Multipolarity Remanences in Lower Oceanic Crustal Gabbros Recovered By Drilling at Hess Deep (Integrated Ocean Drilling Program Expedition 345)

Tuesday, 16 December 2014: 9:30 AM
Antony Morris, Plymouth University, Plymouth, United Kingdom, Andrew J Horst, Oberlin College, Oberlin, OH, United States and Sarah A Friedman, Southern Illinois University Carbondale, Department of Geology, Carbondale, IL, United States
A long-term goal of the scientific ocean drilling community is to understand the processes by which the ocean crust is constructed through magmatism, deformation, metamorphism and hydrothermal cooling. Insights into the magnetic properties of the lower crust have come from drilling at oceanic core complexes and in tectonic windows. At the Hess Deep Rift, propagation of the Cocos-Nazca Ridge into young, fast-spreading East Pacific Rise crust exposes a dismembered, but nearly complete lower crustal section. Here, IODP Expedition 345 (Site U1415) recovered primitive plutonic lithologies including gabbro, troctolitic gabbro and olivine gabbronorite. These rocks exhibit cumulate textures similar to those found in layered basic intrusions and some ophiolite complexes. Metamorphism is dominated by background greenschist facies alteration associated with cataclastic deformation that likely results from Cocos-Nazca rifting.
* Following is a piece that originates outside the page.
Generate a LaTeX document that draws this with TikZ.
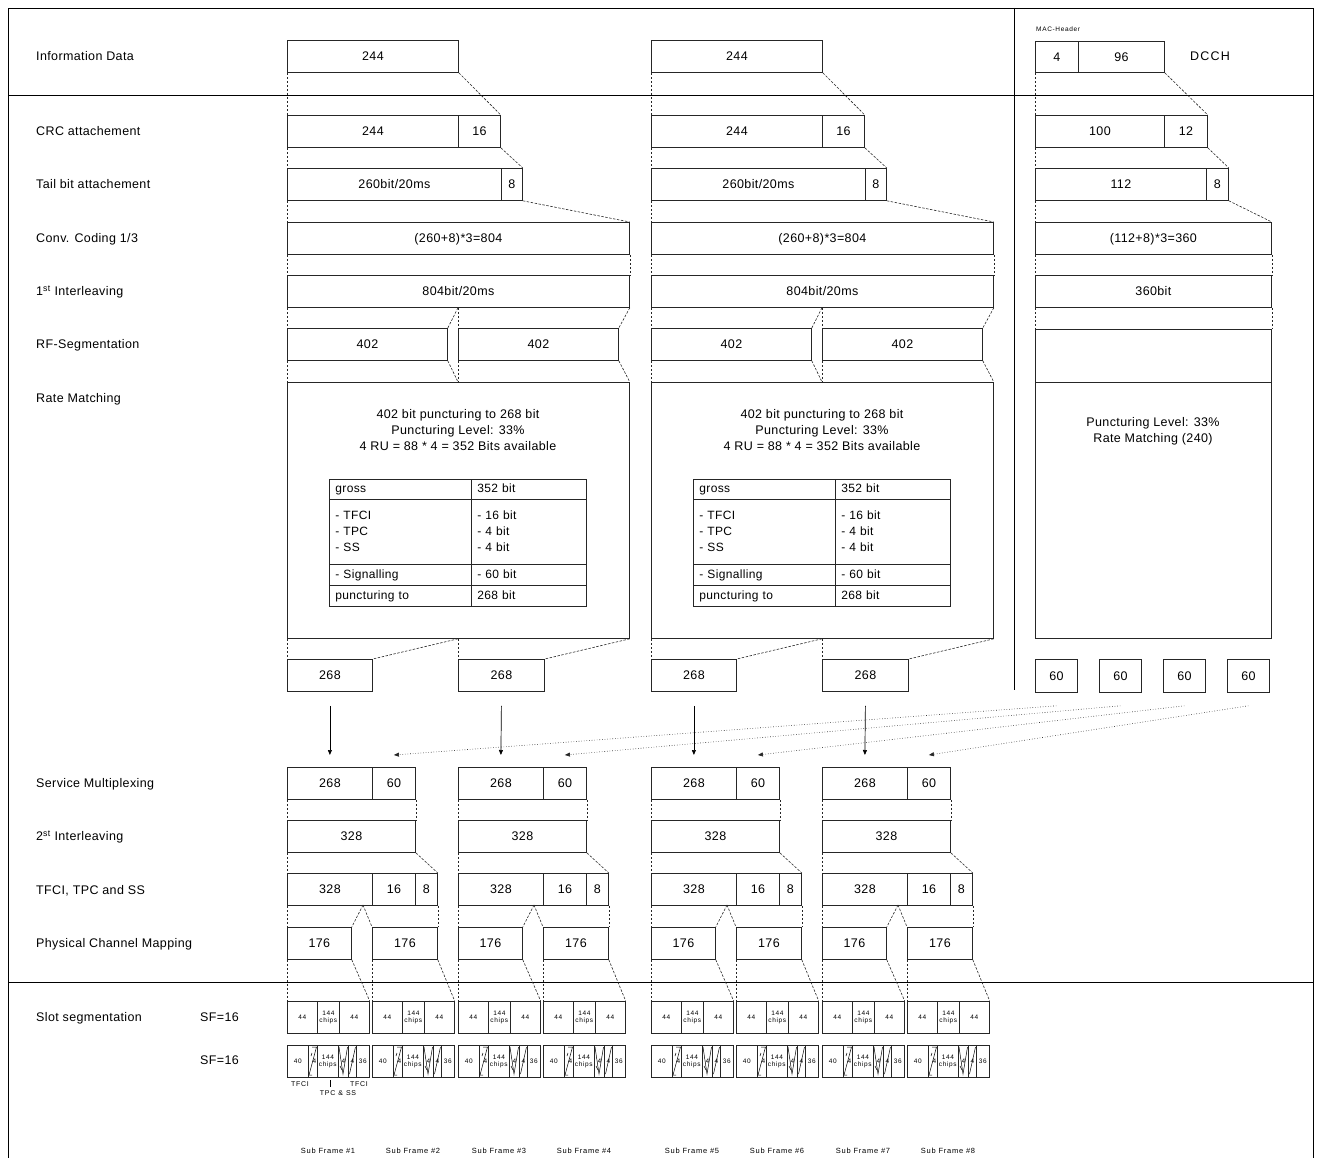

Some intervals display complex, multiple remanence components within individual samples. A high temperature component unblocks above 500°-520°C and an intermediate temperature component of nearly antipodal direction unblocks between 425°-450°C and 500°-520°C. In addition, a few samples display a third component that unblocks between 100-350°C that is nearly parallel to the highest temperature component. These multiple, nearly antipodal components suggest that remanence was acquired in different geomagnetic chrons, and represent the first multipolarity remanences seen in Pacific lower oceanic crust. Similar remanence structures, however, have been reported in lower crustal gabbros recovered from slow-spreading rate crust along the Mid-Atlantic Ridge, and have been interpreted to reflect protracted accretion or protracted cooling. In contrast, at Hess Deep unblocking temperatures appear consistent with temperatures inferred for successive phases of alteration, suggesting an alteration history spanning at least two polarity chrons.